Now I'm not even referring to her backstory, which involves biblical amounts of heroin and cheating on her husband. That's par for the course in this kind of Find Your Clarity picture. What I'm referring to first and foremost is her habit of quoting famous authors in this manner: "I took the road less traveled, and that has made all the difference." - Robert Frost (and Cheryl Strayed) Like, what. Were you there helping him write his magnum opus, Cheryl? No you weren't. Now stop prancing about like you're so much better than everybody else and crapping all over authors you've never even read. So there.

I'm sorry. I just really despise Cheryl Strayed. At least as portrayed in the film, she is the worst kind of pretentious hipster and could hardly care less about the plight of other people, although her mind-altering journey is ostensibly about coping with the loss of her mother, played by Laura Dern over what adds up to about a minute of screen time. But enough about that.

I will give Wild this: When it makes an effort to be an art film, it really rises to the challenge of creating something visually stimulating. The rhythmic, stream-of-consciousness editing patterns link together disparate images in a reckless collage of life, at least in the patches where they crop up.

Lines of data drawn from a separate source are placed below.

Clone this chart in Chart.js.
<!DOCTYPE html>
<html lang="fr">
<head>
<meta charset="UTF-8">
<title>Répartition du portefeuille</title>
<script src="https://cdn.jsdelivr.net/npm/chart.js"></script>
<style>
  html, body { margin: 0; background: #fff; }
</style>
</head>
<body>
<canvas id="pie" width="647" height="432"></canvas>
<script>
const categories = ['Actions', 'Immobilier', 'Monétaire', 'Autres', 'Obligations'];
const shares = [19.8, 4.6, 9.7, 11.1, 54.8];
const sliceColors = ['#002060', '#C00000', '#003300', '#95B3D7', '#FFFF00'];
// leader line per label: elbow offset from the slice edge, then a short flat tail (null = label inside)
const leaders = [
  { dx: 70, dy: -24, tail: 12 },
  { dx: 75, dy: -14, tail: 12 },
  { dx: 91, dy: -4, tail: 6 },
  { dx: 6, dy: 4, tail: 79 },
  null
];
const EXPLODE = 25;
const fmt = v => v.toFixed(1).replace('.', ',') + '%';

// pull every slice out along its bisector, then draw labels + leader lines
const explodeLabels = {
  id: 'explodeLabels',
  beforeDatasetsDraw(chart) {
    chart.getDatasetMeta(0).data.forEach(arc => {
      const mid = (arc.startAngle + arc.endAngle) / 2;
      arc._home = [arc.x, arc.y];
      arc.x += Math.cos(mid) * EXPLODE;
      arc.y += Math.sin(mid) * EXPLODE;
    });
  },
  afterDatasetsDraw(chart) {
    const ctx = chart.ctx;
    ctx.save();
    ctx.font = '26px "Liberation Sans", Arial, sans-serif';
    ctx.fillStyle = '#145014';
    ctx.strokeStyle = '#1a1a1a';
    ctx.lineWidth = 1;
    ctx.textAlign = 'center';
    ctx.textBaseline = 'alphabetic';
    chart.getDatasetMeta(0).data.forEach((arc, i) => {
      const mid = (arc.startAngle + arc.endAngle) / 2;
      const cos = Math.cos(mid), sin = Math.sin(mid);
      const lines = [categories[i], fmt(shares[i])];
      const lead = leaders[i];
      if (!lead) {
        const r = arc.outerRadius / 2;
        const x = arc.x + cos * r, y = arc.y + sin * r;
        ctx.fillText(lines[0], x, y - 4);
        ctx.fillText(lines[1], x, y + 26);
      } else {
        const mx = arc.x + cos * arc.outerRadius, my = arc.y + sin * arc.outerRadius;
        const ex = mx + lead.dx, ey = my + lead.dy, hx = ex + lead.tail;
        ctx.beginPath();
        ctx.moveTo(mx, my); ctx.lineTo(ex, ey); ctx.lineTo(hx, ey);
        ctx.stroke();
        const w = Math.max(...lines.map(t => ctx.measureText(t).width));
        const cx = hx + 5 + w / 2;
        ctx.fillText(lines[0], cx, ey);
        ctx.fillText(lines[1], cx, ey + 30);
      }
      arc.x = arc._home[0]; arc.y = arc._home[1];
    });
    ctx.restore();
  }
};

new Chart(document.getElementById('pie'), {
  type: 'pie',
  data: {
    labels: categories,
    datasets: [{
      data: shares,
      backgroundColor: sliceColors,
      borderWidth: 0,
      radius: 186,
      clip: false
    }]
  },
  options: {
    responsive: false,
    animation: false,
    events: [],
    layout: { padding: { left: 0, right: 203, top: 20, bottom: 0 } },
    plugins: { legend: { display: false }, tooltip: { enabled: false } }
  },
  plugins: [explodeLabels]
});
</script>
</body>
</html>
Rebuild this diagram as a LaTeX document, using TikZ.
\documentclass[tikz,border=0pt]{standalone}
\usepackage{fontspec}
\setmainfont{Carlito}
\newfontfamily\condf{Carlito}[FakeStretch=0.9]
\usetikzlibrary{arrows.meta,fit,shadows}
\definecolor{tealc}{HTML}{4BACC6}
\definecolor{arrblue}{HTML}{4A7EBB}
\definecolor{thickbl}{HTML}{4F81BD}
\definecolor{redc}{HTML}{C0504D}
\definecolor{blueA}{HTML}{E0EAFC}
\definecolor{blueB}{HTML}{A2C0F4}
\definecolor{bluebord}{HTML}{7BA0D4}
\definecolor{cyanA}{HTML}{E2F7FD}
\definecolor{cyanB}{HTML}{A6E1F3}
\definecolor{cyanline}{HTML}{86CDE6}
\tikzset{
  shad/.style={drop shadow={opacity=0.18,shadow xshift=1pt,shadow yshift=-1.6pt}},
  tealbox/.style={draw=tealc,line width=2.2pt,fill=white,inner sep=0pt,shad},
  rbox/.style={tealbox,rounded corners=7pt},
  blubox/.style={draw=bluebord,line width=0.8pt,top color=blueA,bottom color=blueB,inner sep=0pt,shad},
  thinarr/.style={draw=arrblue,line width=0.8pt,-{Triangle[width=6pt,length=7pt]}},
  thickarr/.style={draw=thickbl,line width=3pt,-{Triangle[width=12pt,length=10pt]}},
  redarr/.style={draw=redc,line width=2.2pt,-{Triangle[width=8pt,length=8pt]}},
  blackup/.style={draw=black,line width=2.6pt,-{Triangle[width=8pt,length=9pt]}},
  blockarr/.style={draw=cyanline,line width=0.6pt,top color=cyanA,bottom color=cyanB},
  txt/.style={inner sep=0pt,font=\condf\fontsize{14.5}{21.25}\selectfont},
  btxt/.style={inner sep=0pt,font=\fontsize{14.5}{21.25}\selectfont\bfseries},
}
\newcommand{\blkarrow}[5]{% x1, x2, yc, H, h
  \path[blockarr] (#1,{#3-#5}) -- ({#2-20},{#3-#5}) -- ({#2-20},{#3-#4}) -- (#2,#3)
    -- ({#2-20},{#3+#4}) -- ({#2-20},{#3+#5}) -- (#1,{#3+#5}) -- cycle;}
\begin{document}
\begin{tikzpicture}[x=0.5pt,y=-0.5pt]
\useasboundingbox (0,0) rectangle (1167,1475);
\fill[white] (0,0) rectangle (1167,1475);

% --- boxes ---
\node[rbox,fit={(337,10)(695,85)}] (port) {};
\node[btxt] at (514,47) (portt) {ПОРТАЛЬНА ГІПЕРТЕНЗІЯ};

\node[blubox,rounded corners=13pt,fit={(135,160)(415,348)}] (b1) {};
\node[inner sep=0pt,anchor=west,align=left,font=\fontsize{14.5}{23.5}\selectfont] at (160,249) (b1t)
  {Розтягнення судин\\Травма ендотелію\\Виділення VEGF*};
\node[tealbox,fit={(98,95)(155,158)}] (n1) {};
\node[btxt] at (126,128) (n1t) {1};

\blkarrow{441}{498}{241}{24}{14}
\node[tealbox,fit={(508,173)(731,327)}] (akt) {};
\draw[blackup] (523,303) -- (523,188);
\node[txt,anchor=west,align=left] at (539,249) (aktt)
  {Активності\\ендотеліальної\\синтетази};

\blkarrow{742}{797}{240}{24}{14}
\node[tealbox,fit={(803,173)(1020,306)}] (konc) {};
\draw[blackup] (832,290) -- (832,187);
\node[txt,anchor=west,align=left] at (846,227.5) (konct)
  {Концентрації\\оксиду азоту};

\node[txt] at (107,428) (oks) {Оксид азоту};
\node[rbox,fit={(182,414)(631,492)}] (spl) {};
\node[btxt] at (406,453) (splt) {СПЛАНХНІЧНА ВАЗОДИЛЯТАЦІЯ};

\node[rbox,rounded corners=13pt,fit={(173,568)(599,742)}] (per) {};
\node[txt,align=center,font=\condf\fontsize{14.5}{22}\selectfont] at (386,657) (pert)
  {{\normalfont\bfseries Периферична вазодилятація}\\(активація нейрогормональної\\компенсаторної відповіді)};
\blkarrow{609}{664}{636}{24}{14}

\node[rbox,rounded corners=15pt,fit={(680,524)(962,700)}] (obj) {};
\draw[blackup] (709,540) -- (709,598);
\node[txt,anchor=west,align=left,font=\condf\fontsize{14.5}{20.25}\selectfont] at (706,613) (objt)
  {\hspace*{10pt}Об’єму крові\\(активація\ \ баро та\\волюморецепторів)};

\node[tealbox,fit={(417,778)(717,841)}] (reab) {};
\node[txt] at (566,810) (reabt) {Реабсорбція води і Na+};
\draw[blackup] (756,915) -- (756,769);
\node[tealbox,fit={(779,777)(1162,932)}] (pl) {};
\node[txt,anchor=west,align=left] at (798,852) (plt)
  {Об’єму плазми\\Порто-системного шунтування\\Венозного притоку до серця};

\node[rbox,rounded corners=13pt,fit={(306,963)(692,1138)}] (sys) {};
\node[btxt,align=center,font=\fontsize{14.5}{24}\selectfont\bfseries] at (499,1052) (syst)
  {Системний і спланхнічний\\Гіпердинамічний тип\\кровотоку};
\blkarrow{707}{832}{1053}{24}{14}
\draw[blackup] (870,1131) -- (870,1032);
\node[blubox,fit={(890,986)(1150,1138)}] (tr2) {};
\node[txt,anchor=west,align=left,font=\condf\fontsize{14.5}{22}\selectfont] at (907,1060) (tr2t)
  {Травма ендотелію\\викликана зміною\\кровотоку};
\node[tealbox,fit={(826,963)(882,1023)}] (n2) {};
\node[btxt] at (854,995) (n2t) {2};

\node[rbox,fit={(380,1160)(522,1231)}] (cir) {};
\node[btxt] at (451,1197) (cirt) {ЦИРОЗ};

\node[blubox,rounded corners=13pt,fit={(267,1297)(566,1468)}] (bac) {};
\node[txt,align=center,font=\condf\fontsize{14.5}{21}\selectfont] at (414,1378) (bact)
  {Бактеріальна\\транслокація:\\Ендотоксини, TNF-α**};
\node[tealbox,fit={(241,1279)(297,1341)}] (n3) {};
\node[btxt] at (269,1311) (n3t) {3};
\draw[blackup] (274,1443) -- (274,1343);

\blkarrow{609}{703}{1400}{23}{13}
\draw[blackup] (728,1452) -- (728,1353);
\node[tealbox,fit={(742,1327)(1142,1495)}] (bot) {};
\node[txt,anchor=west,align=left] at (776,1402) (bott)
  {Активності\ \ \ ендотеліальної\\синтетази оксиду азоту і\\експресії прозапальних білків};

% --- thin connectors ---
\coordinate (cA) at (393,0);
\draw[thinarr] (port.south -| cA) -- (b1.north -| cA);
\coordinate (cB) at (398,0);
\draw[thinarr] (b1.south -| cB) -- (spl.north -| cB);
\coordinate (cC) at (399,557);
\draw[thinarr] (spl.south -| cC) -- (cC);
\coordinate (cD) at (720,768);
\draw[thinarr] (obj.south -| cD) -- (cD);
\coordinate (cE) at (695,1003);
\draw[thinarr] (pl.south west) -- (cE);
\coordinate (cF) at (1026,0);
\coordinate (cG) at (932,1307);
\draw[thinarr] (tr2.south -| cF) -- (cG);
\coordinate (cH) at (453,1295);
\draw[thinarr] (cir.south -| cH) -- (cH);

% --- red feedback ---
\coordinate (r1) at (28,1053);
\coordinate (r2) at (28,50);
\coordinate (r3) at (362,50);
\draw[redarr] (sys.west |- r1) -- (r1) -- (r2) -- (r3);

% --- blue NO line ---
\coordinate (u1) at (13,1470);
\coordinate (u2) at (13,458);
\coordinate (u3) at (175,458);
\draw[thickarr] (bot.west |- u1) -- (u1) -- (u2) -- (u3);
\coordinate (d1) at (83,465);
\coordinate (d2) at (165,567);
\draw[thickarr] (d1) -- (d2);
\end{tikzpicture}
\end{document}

And Reese Witherspoon really does a terrific job here, for better or for worse, taking a physical challenge and inhabiting a role that drags her straight out of her comfort zone to expose some really raw, true emotion. She is also essential in providing the film's infrequent undercurrents of humor, which are a welcome presence in the midst of such a straightforward story.

I have my doubts as to whether the conclusion of the story is as clear-cut as screenwriter Nick Hornby seems to think it is, but when it comes amidst such a magnetic performance and easy, beautiful visuals, it's not hard to ignore. All in all, Wild is a plus, but for a great deal of the time it wastes a lot of its energy pushing against that current.